Eating disorders and POTS are not rare bedfellows. The overlap is well-documented and clinically complex. Some of the overlap is shared physiology — low blood volume in POTS is worsened by restricted intake; some POTS medications affect appetite. Some is environmental — POTS is more common in young women, who are also the population most at risk of restrictive eating disorders. Some is iatrogenic — eating patterns that started as careful management of post-prandial autonomic load can slip into restriction over time. The two pictures interact, and treating one without the other often does not work.
Eating disorder care in this pathway is the structured work of addressing the eating-disorder picture in someone whose body also has dysautonomia. The dietitian, the psychological work, and the medical management all sit inside the same plan. Refeeding pacing accounts for autonomic and cardiovascular tolerance. Medication choices consider the cardiac picture. Therapy uses approaches — CBT-E, family-based treatment where appropriate, dialectical-behaviour-informed work, exposure-based work — that fit the person rather than a generic protocol.
This service is for adults in the dysautonomia pathway with a diagnosed or clinically apparent eating disorder co-occurring with POTS or autonomic dysfunction — anorexia nervosa, bulimia nervosa, atypical presentations, or significant restriction that is destabilising the autonomic picture. It is not the right starting point where there is acute medical risk requiring inpatient eating-disorder care; in those cases, hospital-based eating-disorder services are the responsible first step.
The first appointment reads both pictures carefully. The eating-disorder presentation — what is being eaten and what is not, weight history, restrictive or compensatory behaviours, broader mental-health picture, prior treatment. The autonomic picture — standing data, medication, blood volume, current symptoms. Both are mapped before treatment is built.
Where the medical risk profile calls for inpatient or higher-level care, that is named clearly and the referral made. Where outpatient work is appropriate, the structure of that work is set up.
The plan is built across the team — credentialed eating-disorder clinician for the structured psychological work, dietitian for refeeding and nutritional structure, autonomic clinician for the dysautonomia management. The aim is for the eating-disorder work and the autonomic work to support each other rather than compete.
CBT-E or other evidence-supported eating-disorder approaches are used, modified for the autonomic and POTS context. Where dialectical-behaviour-informed work, family-based work or exposure-based work is the right addition, that is integrated.
The work is held inside the biio. record so the broader team — medical, OT, psychology, exercise physiology — can see what is happening and coordinate. Where the GP, psychiatrist or specialist eating-disorder services are part of the broader picture, communication runs through the same record.
Eating-disorder recovery in a dysautonomic body is rarely short.
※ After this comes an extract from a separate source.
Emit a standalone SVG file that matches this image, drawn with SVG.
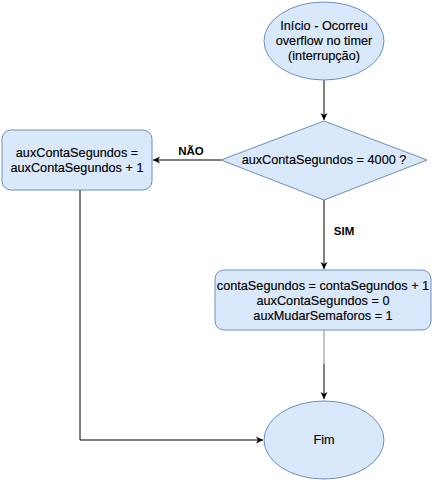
<svg xmlns="http://www.w3.org/2000/svg" width="433" height="481" viewBox="0 0 433 481">
<style>
.n{fill:#dae8fc;stroke:#6c8ebf;stroke-width:1}
.t{font-family:"Liberation Sans",Arial,sans-serif;font-size:12.7px;fill:#000;text-anchor:middle;stroke:#000;stroke-width:0.15}
.l{font-family:"Liberation Sans",Arial,sans-serif;font-size:11.5px;font-weight:bold;fill:#000;text-anchor:middle}
.c{fill:none;stroke:#000;stroke-width:1}
</style>
<defs>
<marker id="a" markerWidth="8" markerHeight="8" refX="7" refY="4" orient="auto" markerUnits="userSpaceOnUse">
<path d="M0,0.5 L7,4 L0,7.5 L2,4 Z" fill="#000"/>
</marker>
</defs>
<rect width="433" height="481" fill="#fff"/>
<g id="connectors">
<path class="c" d="M324,80 V120" marker-end="url(#a)"/>
<path class="c" d="M221,160 H153" marker-end="url(#a)"/>
<path class="c" d="M324,200 V269" marker-end="url(#a)"/>
<path d="M324,330 V364" fill="none" stroke="#888" stroke-width="1"/>
<path class="c" d="M324,364 V399" marker-end="url(#a)"/>
<path class="c" d="M80,190 V440 H263" marker-end="url(#a)"/>
<text class="l" x="191" y="155">NÃO</text>
<text class="l" x="344" y="235">SIM</text>
</g>
<g id="inicio">
<ellipse class="n" cx="324" cy="41" rx="60" ry="39"/>
<text class="t" x="324" y="30">Início - Ocorreu</text>
<text class="t" x="324" y="45">overflow no timer</text>
<text class="t" x="324" y="60">(interrupção)</text>
</g>
<g id="decisao">
<path class="n" d="M324,121 L427,160 L324,200 L221,160 Z"/>
<text class="t" x="324" y="164">auxContaSegundos = 4000 ?</text>
</g>
<g id="incrementa">
<rect class="n" x="2" y="130" width="150" height="60" rx="9"/>
<text class="t" x="77" y="157">auxContaSegundos =</text>
<text class="t" x="77" y="172">auxContaSegundos + 1</text>
</g>
<g id="reset">
<rect class="n" x="215" y="270" width="216" height="60" rx="9"/>
<text class="t" x="323" y="290">contaSegundos = contaSegundos + 1</text>
<text class="t" x="323" y="305">auxContaSegundos = 0</text>
<text class="t" x="323" y="320">auxMudarSemaforos = 1</text>
</g>
<g id="fim">
<ellipse class="n" cx="324" cy="440" rx="60" ry="39"/>
<text class="t" x="324" y="444">Fim</text>
</g>
</svg>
The work continues through stages — stabilisation, weight restoration where appropriate, behaviour change, relapse-prevention — and the autonomic picture is reviewed alongside at each stage.
When the eating-disorder work is going well, the eating-disorder picture begins to ease without the autonomic picture being destabilised. Restrictive behaviours reduce. Weight and nutritional adequacy stabilise where that is the goal. Standing tolerance improves as blood volume comes back. Quality of life moves on both fronts together rather than one at the cost of the other.
Eating disorder care does not, by itself, treat dysautonomia, and dysautonomia care does not treat an eating disorder. Each has its own drivers and its own course. What integrated care can do is read them together, so the work on one does not undo the work on the other — and in a presentation where each has often been treated in isolation with poor results, that often matters more than the patient or the team had reason to expect.